If the argument is simply that I wrote about a period of books mainly by female authors, often featuring female heroines, and read mostly by girls — hello. I did. Now go iron my shirt.

Lizzie, Can I marry you when I grow up?
What you said. Times a million.
Justine Larbalestier
24 Aug 09 at 9:19 am
“UNNECESSARY gender focus.”
Holy frijole, I guess this means that GQ is going to have to shut down.
Staggering.
Maria Bustillos
24 Aug 09 at 9:47 am
Lizzie, I think I do see your point of view about this better now that you’ve expressed it quite strongly (with a delicious line from Barney Frank, no less). Really, I think what Ed and Michael and I were all expressing was just a plaintive cry of “don’t forget us!”. We just want to feel included. It’s like when we were kids and our sisters were having great pajama parties in the next room but we couldn’t join in. No fair!
Levi
24 Aug 09 at 11:29 am
Hmmm, and last time I checked you do put a number of personal observations in the book…and you just happen to be a girl….instead of whining about it perhaps one of the complaining dudes will write about what novels they loved as a teen boy. That’d put a cork in them.
MelissaW
24 Aug 09 at 12:20 pm
Hear hear Lizzie! I just will not understand why people assume that white male is neutral, and anything that speaks directly to some other kind of experience is therefore limited and exclusionary. How many “Best of” lists contain books written almost exclusively by white men, about the concerns of white men? Who complains then? Certainly not the white men so affronted that in your own memoir of reading you chose to address, primarily, the books that you, first as a girl and later as a woman, loved with your whole heart.
You didn’t set out to write a reader’s advisory book here– if you had, there might be some cause for criticism. You set out to write about the books you’ve loved, and why you loved them, and you produced an incredible book.
I’m sorry you have to deal with all these white males’ solipsism. Everything has been about them for such a long time that I guess they are still adjusting.
Margaret
25 Aug 09 at 2:00 am
Oh no! Not a book with GENDER FOCUS!
Really, I’m not sure what the big deal is. Lots of books are geared more toward one sex than the other.

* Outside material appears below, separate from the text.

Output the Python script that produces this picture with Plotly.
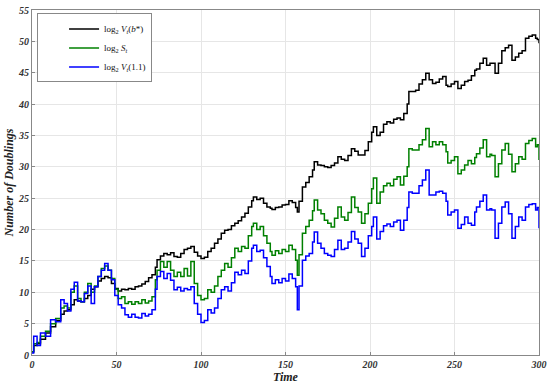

If men are worried about being left out of this book, maybe a male author should write a companion to this book focused on boys. Simple enough. Seems like a better response than whining that you should have written this book differently.
Rachel Heston Davis
Up and Writing–www.rachelhestondavis.wordpress.com
Rachel Heston Davis
27 Aug 09 at 9:51 am
As for what Levi says, “we just want to feel included”–your invisible knapsack is showing.